> **REQUIRED TASK**:
Retype every line from the start of the entries below down to the line with "from matplotlib.patches import Rectangle", both ends included; skip the pictures.

> **RECORDS FOR THE TASK**:

==*==

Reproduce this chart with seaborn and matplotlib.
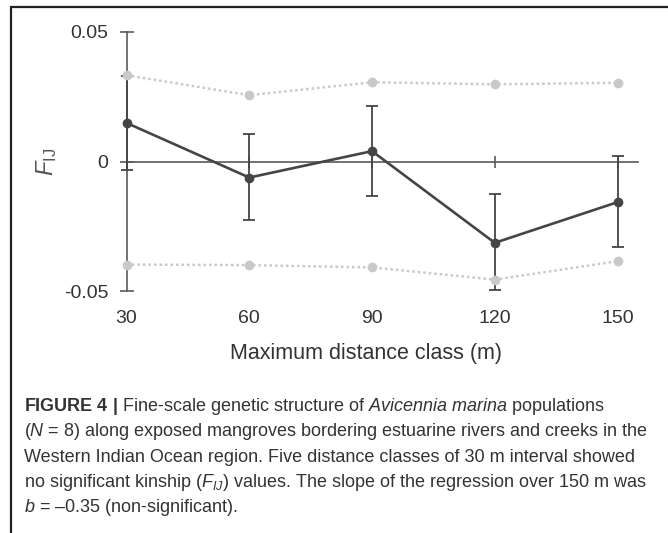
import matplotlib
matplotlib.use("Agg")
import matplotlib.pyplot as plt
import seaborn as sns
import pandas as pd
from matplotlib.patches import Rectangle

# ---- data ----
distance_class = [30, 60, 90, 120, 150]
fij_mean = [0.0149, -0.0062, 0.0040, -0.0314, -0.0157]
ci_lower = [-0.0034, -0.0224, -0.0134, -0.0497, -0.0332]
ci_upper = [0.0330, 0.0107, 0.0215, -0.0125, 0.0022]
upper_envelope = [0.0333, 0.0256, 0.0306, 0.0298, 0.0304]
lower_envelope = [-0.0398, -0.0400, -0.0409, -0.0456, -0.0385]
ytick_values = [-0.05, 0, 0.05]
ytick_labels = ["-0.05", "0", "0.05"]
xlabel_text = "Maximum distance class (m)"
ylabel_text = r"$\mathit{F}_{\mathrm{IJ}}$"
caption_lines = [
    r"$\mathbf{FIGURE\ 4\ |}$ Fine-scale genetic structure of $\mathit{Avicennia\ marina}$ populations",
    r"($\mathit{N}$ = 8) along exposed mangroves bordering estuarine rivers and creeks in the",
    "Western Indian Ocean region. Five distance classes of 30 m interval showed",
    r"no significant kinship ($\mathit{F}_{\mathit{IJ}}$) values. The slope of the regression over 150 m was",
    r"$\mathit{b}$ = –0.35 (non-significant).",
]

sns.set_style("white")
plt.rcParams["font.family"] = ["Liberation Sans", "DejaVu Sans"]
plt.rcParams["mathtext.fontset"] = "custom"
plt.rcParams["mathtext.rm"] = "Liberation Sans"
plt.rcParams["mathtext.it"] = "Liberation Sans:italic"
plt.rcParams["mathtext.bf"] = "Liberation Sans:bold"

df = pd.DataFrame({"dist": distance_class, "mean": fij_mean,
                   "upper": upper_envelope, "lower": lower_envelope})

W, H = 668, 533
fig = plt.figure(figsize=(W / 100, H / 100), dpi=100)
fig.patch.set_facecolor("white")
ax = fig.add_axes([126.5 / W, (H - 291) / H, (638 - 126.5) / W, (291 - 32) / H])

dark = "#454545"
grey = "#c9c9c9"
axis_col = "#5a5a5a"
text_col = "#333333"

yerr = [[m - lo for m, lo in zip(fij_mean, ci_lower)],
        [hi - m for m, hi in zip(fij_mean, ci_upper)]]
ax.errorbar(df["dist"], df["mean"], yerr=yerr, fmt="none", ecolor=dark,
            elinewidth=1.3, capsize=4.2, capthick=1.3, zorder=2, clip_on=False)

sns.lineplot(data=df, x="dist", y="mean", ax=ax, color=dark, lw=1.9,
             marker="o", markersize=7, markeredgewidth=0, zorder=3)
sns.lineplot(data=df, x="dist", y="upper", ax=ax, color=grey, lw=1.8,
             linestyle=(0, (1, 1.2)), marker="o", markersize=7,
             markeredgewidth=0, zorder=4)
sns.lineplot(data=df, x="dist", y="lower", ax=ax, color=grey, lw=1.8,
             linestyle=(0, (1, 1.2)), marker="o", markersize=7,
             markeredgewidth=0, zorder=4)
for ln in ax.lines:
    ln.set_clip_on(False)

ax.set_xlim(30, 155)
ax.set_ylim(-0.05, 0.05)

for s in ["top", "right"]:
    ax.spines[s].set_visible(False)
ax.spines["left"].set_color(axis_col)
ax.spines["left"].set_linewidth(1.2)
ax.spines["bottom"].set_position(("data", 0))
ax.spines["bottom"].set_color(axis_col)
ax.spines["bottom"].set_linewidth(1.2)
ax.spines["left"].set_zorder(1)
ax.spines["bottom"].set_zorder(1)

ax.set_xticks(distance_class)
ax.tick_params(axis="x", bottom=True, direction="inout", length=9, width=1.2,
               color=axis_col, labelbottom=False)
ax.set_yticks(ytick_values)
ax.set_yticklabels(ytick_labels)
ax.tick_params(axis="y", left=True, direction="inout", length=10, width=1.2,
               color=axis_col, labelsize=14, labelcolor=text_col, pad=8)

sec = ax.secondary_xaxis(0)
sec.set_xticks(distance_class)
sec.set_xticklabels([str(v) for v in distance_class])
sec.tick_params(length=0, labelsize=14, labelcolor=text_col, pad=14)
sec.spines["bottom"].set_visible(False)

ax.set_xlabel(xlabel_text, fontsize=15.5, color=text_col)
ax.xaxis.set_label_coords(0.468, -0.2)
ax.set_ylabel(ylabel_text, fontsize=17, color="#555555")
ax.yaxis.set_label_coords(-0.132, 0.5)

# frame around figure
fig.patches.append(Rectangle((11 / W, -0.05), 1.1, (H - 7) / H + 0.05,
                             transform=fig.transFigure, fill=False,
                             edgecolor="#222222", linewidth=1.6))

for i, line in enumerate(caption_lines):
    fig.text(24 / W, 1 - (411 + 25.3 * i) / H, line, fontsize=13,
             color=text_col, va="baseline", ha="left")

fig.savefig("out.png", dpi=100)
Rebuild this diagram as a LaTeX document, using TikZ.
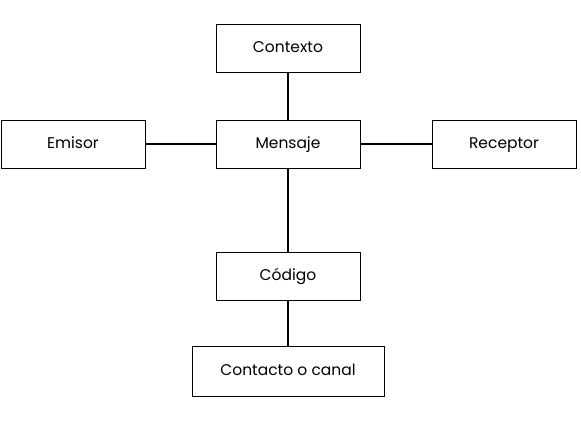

==*==

> **CORRECT OUTPUT**:
Reproduce this chart with seaborn and matplotlib.
import matplotlib
matplotlib.use("Agg")
import matplotlib.pyplot as plt
import seaborn as sns
import pandas as pd
from matplotlib.patches import Rectangle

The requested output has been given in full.